In this case, the cost of doing the allocation typically boils down to seeing if there is space in one of the free lists, then if there's space at the high water mark of the current heap allocation, and only if there is not do another system call. When there is space, the cost tends to be a few comparisons, adding some book-keeping details, and increasing a pointer. It's extremely rare to even show up when profiling.

So the cost of those syscalls tends to get amortized over enough allocations that the cost is negligible. E.g. with my example above, glibc does a single allocation to cover the 4 allocations I did.

For a process that only ever allocates, the number of system calls will depend on how aggressive the allocator is about growing the size of the extra memory it requests, but in general the number of syscalls will be small.
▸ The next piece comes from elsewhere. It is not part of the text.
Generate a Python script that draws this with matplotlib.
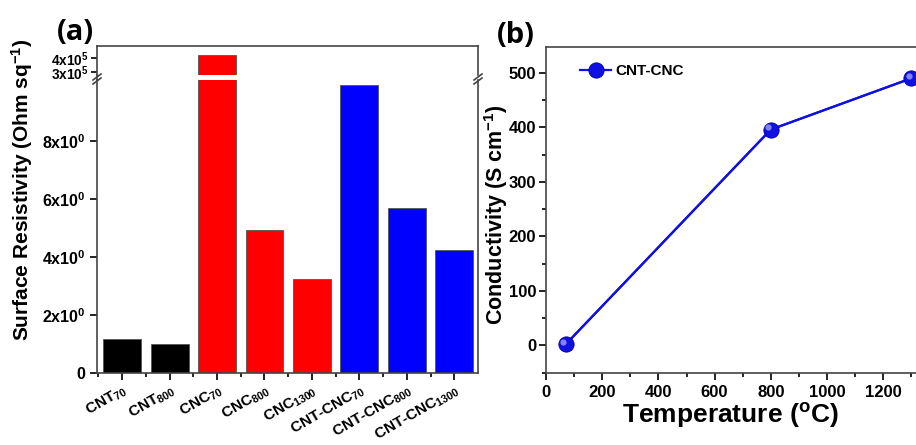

I appreciate the attention to syscalls - it's a pet peeve of mine that people tend to think library calls are cheap, without realising the cost difference between a mostly user-space one vs. ones that do a syscall and hence context switch every time (read() and write() are particularly persistently abused - add buffering, people), but malloc() or C++ new are rarely amongst them (doesn't mean you should do lots of tiny ones, though; if you do, profile and consider a pool allocator).


> When they are as fast as C, they also look like C regardless what it was to begin with.

… Unless your language offers appropriate zero-overhead abstractions. C++, for all its flaws, does this extremely well. Then again, C++ is of course (usually) not garbage collected. The problem with the “write like C” approach is that it forces you to write low-level code, and that is usually messy, not self-documenting, and doesn’t take advantage of advanced type system features (which affects correctness).


C++ allows zero-overhead abstractions, but in my experience it's pretty idiomatic for "stack" variables to implicitly do heap allocations or similar possibly-expensive operations (acquire mutexes/semaphores, exchange IPC messages, etc.) in their constructors. Maybe this isn't true of modern/Core Guidelines C++, but it's true of a lot of code I've seen.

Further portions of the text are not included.